start

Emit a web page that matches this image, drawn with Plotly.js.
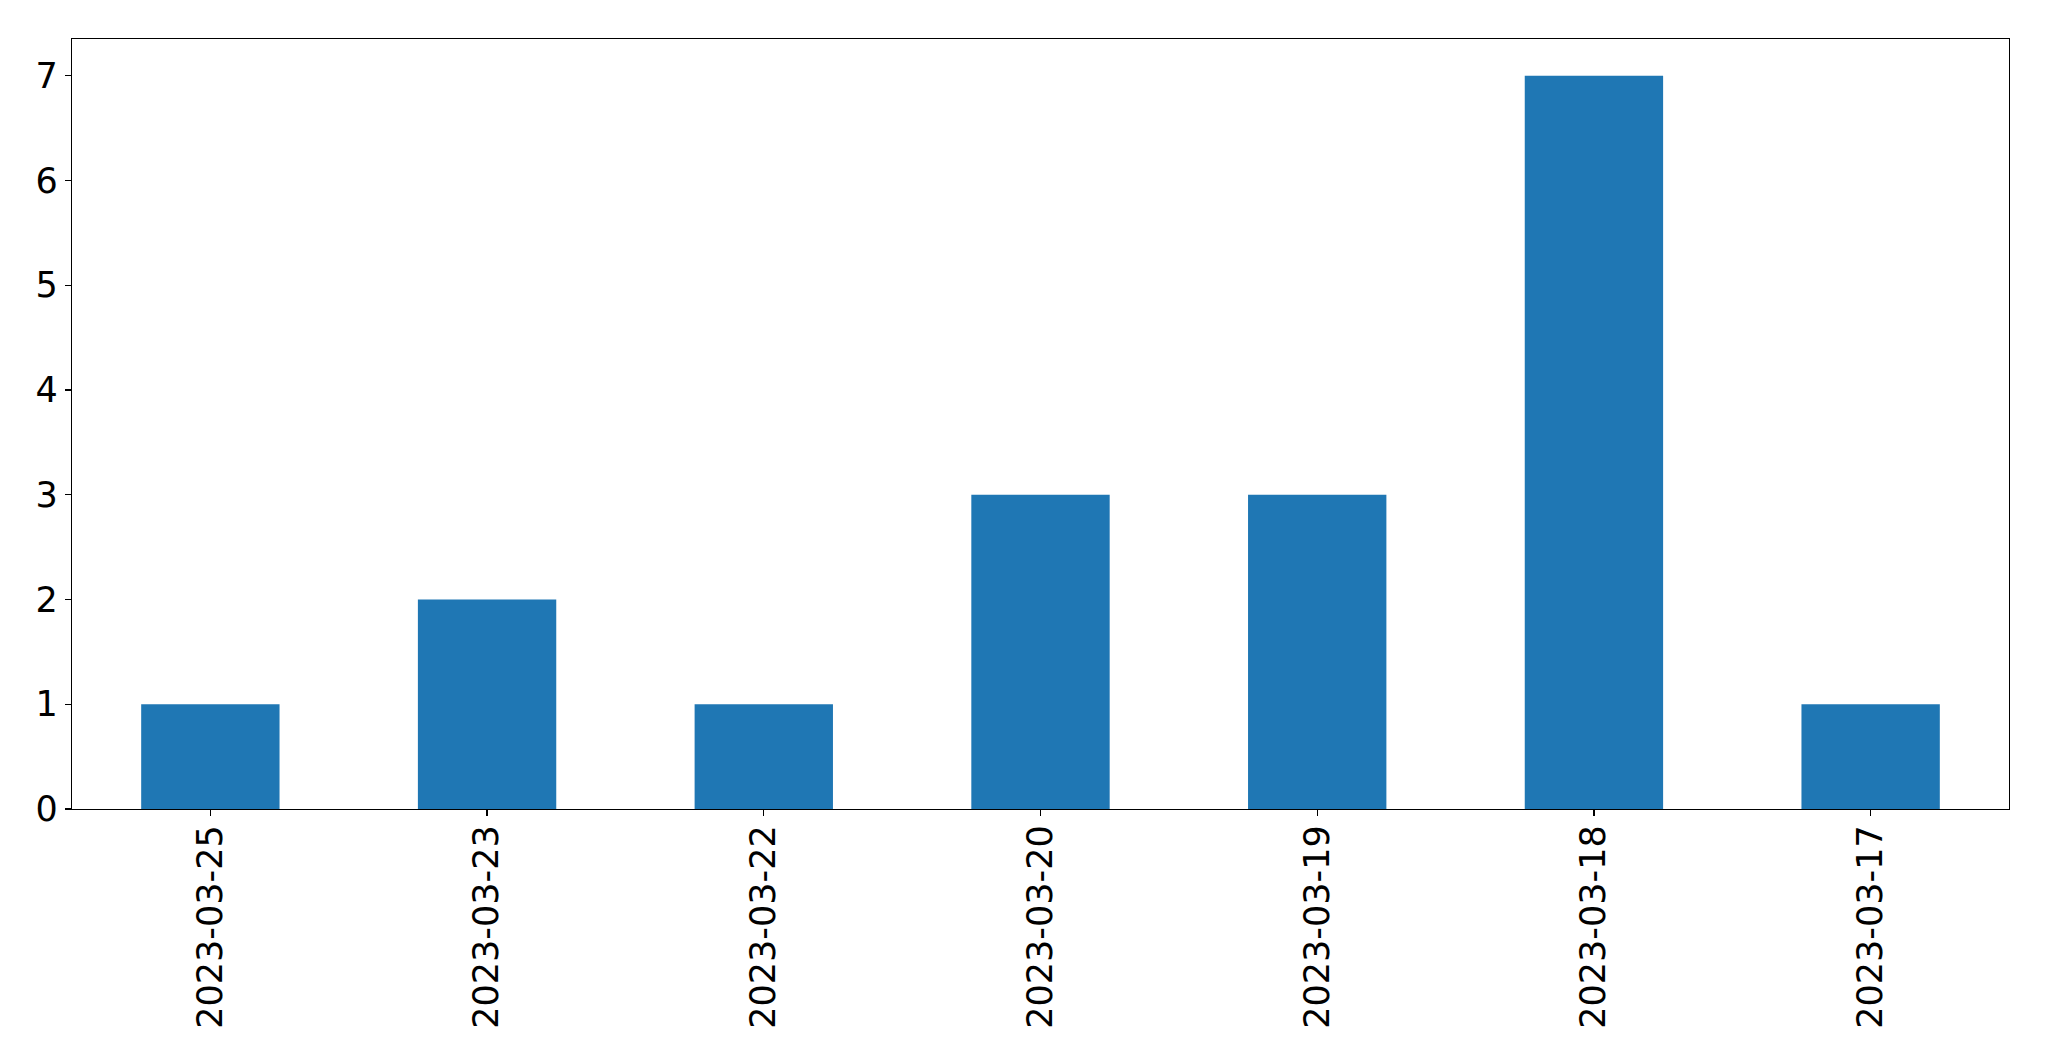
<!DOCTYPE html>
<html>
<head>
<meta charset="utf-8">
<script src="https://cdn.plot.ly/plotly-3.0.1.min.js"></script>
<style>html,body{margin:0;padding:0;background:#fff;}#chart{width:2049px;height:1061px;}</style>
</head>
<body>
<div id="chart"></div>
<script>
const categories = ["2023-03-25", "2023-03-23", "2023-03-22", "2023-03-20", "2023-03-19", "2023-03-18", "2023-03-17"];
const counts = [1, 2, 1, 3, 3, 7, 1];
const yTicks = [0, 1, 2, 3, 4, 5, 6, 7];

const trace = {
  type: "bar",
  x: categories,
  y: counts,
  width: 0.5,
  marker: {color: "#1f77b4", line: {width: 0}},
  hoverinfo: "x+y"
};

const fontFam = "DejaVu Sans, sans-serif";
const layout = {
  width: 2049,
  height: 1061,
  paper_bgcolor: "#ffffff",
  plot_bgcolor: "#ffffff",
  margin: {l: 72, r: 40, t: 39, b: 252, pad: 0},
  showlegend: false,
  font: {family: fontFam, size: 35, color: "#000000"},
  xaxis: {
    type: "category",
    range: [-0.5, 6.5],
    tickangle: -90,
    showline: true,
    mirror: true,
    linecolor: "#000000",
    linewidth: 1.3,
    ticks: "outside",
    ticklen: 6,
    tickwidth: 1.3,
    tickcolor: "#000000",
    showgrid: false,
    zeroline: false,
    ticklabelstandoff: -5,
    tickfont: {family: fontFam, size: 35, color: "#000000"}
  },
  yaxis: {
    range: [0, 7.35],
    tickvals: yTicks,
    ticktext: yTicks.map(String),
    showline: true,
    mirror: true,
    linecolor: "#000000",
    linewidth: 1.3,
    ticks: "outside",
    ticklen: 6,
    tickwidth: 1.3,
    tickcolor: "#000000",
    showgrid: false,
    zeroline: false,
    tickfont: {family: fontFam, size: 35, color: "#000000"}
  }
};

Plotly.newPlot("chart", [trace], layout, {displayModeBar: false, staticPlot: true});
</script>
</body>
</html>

end

:: Given request ::
Print each line of the material above exactly, with the pictures removed from your copy.

:: Solution to this problem ::
Emit a web page that matches this image, drawn with Plotly.js.
<!DOCTYPE html>
<html>
<head>
<meta charset="utf-8">
<script src="https://cdn.plot.ly/plotly-3.0.1.min.js"></script>
<style>html,body{margin:0;padding:0;background:#fff;}#chart{width:2049px;height:1061px;}</style>
</head>
<body>
<div id="chart"></div>
<script>
const categories = ["2023-03-25", "2023-03-23", "2023-03-22", "2023-03-20", "2023-03-19", "2023-03-18", "2023-03-17"];
const counts = [1, 2, 1, 3, 3, 7, 1];
const yTicks = [0, 1, 2, 3, 4, 5, 6, 7];

const trace = {
  type: "bar",
  x: categories,
  y: counts,
  width: 0.5,
  marker: {color: "#1f77b4", line: {width: 0}},
  hoverinfo: "x+y"
};

const fontFam = "DejaVu Sans, sans-serif";
const layout = {
  width: 2049,
  height: 1061,
  paper_bgcolor: "#ffffff",
  plot_bgcolor: "#ffffff",
  margin: {l: 72, r: 40, t: 39, b: 252, pad: 0},
  showlegend: false,
  font: {family: fontFam, size: 35, color: "#000000"},
  xaxis: {
    type: "category",
    range: [-0.5, 6.5],
    tickangle: -90,
    showline: true,
    mirror: true,
    linecolor: "#000000",
    linewidth: 1.3,
    ticks: "outside",
    ticklen: 6,
    tickwidth: 1.3,
    tickcolor: "#000000",
    showgrid: false,
    zeroline: false,
    ticklabelstandoff: -5,
    tickfont: {family: fontFam, size: 35, color: "#000000"}
  },
  yaxis: {
    range: [0, 7.35],
    tickvals: yTicks,
    ticktext: yTicks.map(String),
    showline: true,
    mirror: true,
    linecolor: "#000000",
    linewidth: 1.3,
    ticks: "outside",
    ticklen: 6,
    tickwidth: 1.3,
    tickcolor: "#000000",
    showgrid: false,
    zeroline: false,
    tickfont: {family: fontFam, size: 35, color: "#000000"}
  }
};

Plotly.newPlot("chart", [trace], layout, {displayModeBar: false, staticPlot: true});
</script>
</body>
</html>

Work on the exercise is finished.